Ethiopian Jews are often misunderstood, Rabbi Shalom told The CJN. They didn’t leave Ethiopia because they were hungry, but because they were full of hope: “We were very rich, we had a great life in Ethiopia, (but) we walked thousands of kilometres from Ethiopia because of the dream.”
Rabbi Shalom walked to Israel with his extended family when he was eight or nine (he never observed his birthday in Ethiopia), only to be told when he arrived that his parents and siblings were dead. Astonishingly, two years after reconciling himself to being an orphan, he was informed that a mistake had been made and he was reunited with his family in Israel.
For Rabbi Shalom, Ethiopian Jewish philosophy offers a fundamentally different perspective on human nature. “In the Talmud, the approach is 80 per cent very negative, but in Ethiopia, 100 per cent, the approach is that human nature is good,” he said.
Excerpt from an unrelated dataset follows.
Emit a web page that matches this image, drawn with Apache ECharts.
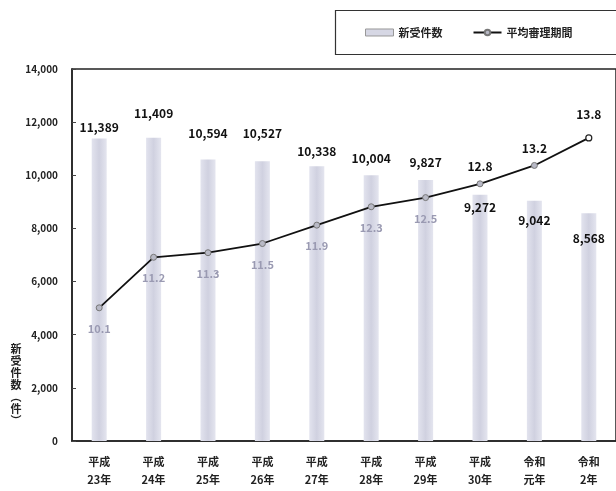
<!DOCTYPE html>
<html><head><meta charset="utf-8">
<script src="https://cdn.jsdelivr.net/npm/echarts@6/dist/echarts.min.js"></script>
<style>html,body{margin:0;padding:0;background:#fff}#c{width:616px;height:491px}</style>
</head><body><div id="c"></div>
<script>
const categories = ['平成\n23年','平成\n24年','平成\n25年','平成\n26年','平成\n27年','平成\n28年','平成\n29年','平成\n30年','令和\n元年','令和\n2年'];
const newCases = [11389, 11409, 10594, 10527, 10338, 10004, 9827, 9272, 9042, 8568];
const avgPeriod = [10.1, 11.2, 11.3, 11.5, 11.9, 12.3, 12.5, 12.8, 13.2, 13.8];
const yTicks = [0, 2000, 4000, 6000, 8000, 10000, 12000, 14000];
const yTitleChars = ['新', '受', '件', '数', '︵', '件', '︶'];

// label layout (style only)
const barLabelDy = [0, -13, -15, -17, -4, -6, -6, 24, 31, 36];
const lineLabelBelow = [true, true, true, true, true, true, true, false, false, false];

const FONT = '"Noto Sans CJK JP", "Noto Sans", sans-serif';
const chart = echarts.init(document.getElementById('c'));

const barData = newCases.map((v, i) => ({
  value: v,
  label: { offset: [0, barLabelDy[i]] }
}));
const lineData = avgPeriod.map((v, i) => {
  const below = lineLabelBelow[i];
  const last = i === avgPeriod.length - 1;
  return {
    value: v,
    itemStyle: last ? { color: '#fff', borderColor: '#222', borderWidth: 1.2 } : undefined,
    label: below
      ? { position: 'bottom', distance: 12, color: '#9a9ab2', fontSize: 11 }
      : { position: 'top', distance: last ? 14 : 8, color: '#111', fontSize: 12 }
  };
});

const titleGraphics = yTitleChars.map((ch, i) => ({
  type: 'text', x: 16, y: 343 + i * 12,
  style: { text: ch, fontSize: 11, fontWeight: 'bold', fill: '#222', fontFamily: FONT, align: 'center', verticalAlign: 'top' }
}));

chart.setOption({
  animation: false,
  backgroundColor: '#fff',
  textStyle: { fontFamily: FONT },
  grid: { left: 72, top: 69, width: 547, bottom: 50, show: true, borderColor: '#222', borderWidth: 1.5, backgroundColor: 'transparent' },
  legend: {
    left: 360, top: 22, itemGap: 30, itemWidth: 28, itemHeight: 7,
    textStyle: { fontSize: 11, fontWeight: 'bold', color: '#222', fontFamily: FONT },
    data: [{ name: '新受件数', icon: 'rect', itemStyle: { color: '#d6d7e4', borderColor: '#999', borderWidth: 1 } }, { name: '平均審理期間' }]
  },
  graphic: [
    { type: 'rect', left: 333, top: 8, shape: { width: 300, height: 44 }, style: { fill: 'none', stroke: '#333', lineWidth: 1.2 } }
  ].concat(titleGraphics),
  xAxis: {
    type: 'category', data: categories, boundaryGap: true,
    axisLine: { lineStyle: { color: '#222', width: 1.5 } },
    axisTick: { show: false },
    axisLabel: { fontSize: 11, fontWeight: 'bold', color: '#222', lineHeight: 18, margin: 12, interval: 0 }
  },
  yAxis: [{
    type: 'value', min: 0, max: 14000, interval: 2000,
    axisLine: { show: true, lineStyle: { color: '#222', width: 1.5 } },
    axisTick: { show: true, inside: true, length: 4, lineStyle: { color: '#444' } },
    splitLine: { show: false },
    axisLabel: { fontSize: 10, fontWeight: 'bold', color: '#222', margin: 14,
      formatter: v => yTicks.includes(v) ? v.toLocaleString('en-US') : '' }
  }, {
    type: 'value', min: 7.2, max: 15.3, show: false, splitLine: { show: false }
  }],
  series: [{
    name: '新受件数', type: 'bar', data: barData, barWidth: 15, yAxisIndex: 0,
    itemStyle: { color: new echarts.graphic.LinearGradient(0, 0, 1, 0, [
      { offset: 0, color: '#e2e3ee' }, { offset: 0.5, color: '#d0d1e0' }, { offset: 1, color: '#e4e5ef' }]) },
    label: { show: true, position: 'top', distance: 5, fontSize: 12, fontWeight: 'bold', color: '#111',
      formatter: p => p.value.toLocaleString('en-US') },
    z: 2
  }, {
    name: '平均審理期間', type: 'line', data: lineData, yAxisIndex: 1,
    symbol: 'circle', symbolSize: 6,
    lineStyle: { color: '#111', width: 1.8 },
    itemStyle: { color: '#b8b9c6', borderColor: '#777', borderWidth: 1 },
    label: { show: true, fontWeight: 'bold', formatter: p => p.value.toFixed(1) },
    z: 3
  }]
});
</script></body></html>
Separated from the Jewish mainstream for so long, Ethiopian Judaism may offer other Jews a snapshot of authentic pre-Talmudic Jewish traditions and beliefs. Drawing on an image of human beings as fundamentally good creates Ethiopian Jews offer an entirely different approach to halakhah (Jewish law), one in which far more is permitted and there is more tolerance for diversity of belief and practice.
“Difference is not the problem. Difference is a blessing. Reform, Conservative, haredi, secular … we need all these perspectives to put together the puzzle of the Jewish people,” said Rabbi Shalom.
Rabbi Shalom said that one of the reasons the centre is focussing first on educating North American students about Ethiopian Jewry is because he believes they will be less resistant to expanding the Jewish story beyond the standard Ashkenazic narrative. Changing entrenched attitudes can be more difficult in Israel.
A friend of his, who’s also of Ethiopian origin, was harshly rebuffed in 2016, when she participated in an Israeli Ministry of Education committee tasked with introducing Mizrachi narratives into the school curriculum. When she asked about including Ethiopian content, she was told that, “We’ve waited 40 years to be able to tell our story. You just got here, now you need to wait.”
Gewurz believes the time is right to share the story of Ethiopian Jews, now that many of them have gained a stronger foothold in Israel. “Now you have a generation of people who remember Ethiopia, but are really Israeli and powerful enough to give voice to their needs and interests and journey,” he said.
Rabbi Shalom hopes their message will find a receptive audience in North America, which can then serve as a springboard for success back in Israel. “American Jews are more open, more liberal, more multicultural. And we are sharing something very positive,” said Rabbi Shalom.
He cautions that the curriculum shouldn’t devolve into “learning how black Jews came to Israel and they’re very cute and they’re very nice,” but should explore their core beliefs and the hope that sustained them through 2,000 years of exile. “The philosopher Nietzsche said that hope is illusion,” said Rabbi Shalom. “We don’t believe that.”
Speaking at the inauguration, which featured a rich buffet of Ethiopian delicacies, Ambassador Berha praised the “marvellous history and culture of Ethiopian Jews and Israelis.” Today, there are about 144,000 Israelis of Ethiopian origin, with another 8,200 Falash Mura, descendants of Jews who are ineligible for aliyah since their ancestors converted to Christianity, still in Ethiopia.
Gewurz said that supporting the centre feels very natural for his family, since they are part of an English-speaking minority in a French-speaking province. “It celebrates multiple ways to be part of a nation,” he said. “We’re stronger when we tell the story of the different ways to be Jewish and the different journeys that the Jewish people have experienced.
“We hope it will evolve and develop in ways we can’t yet imagine.”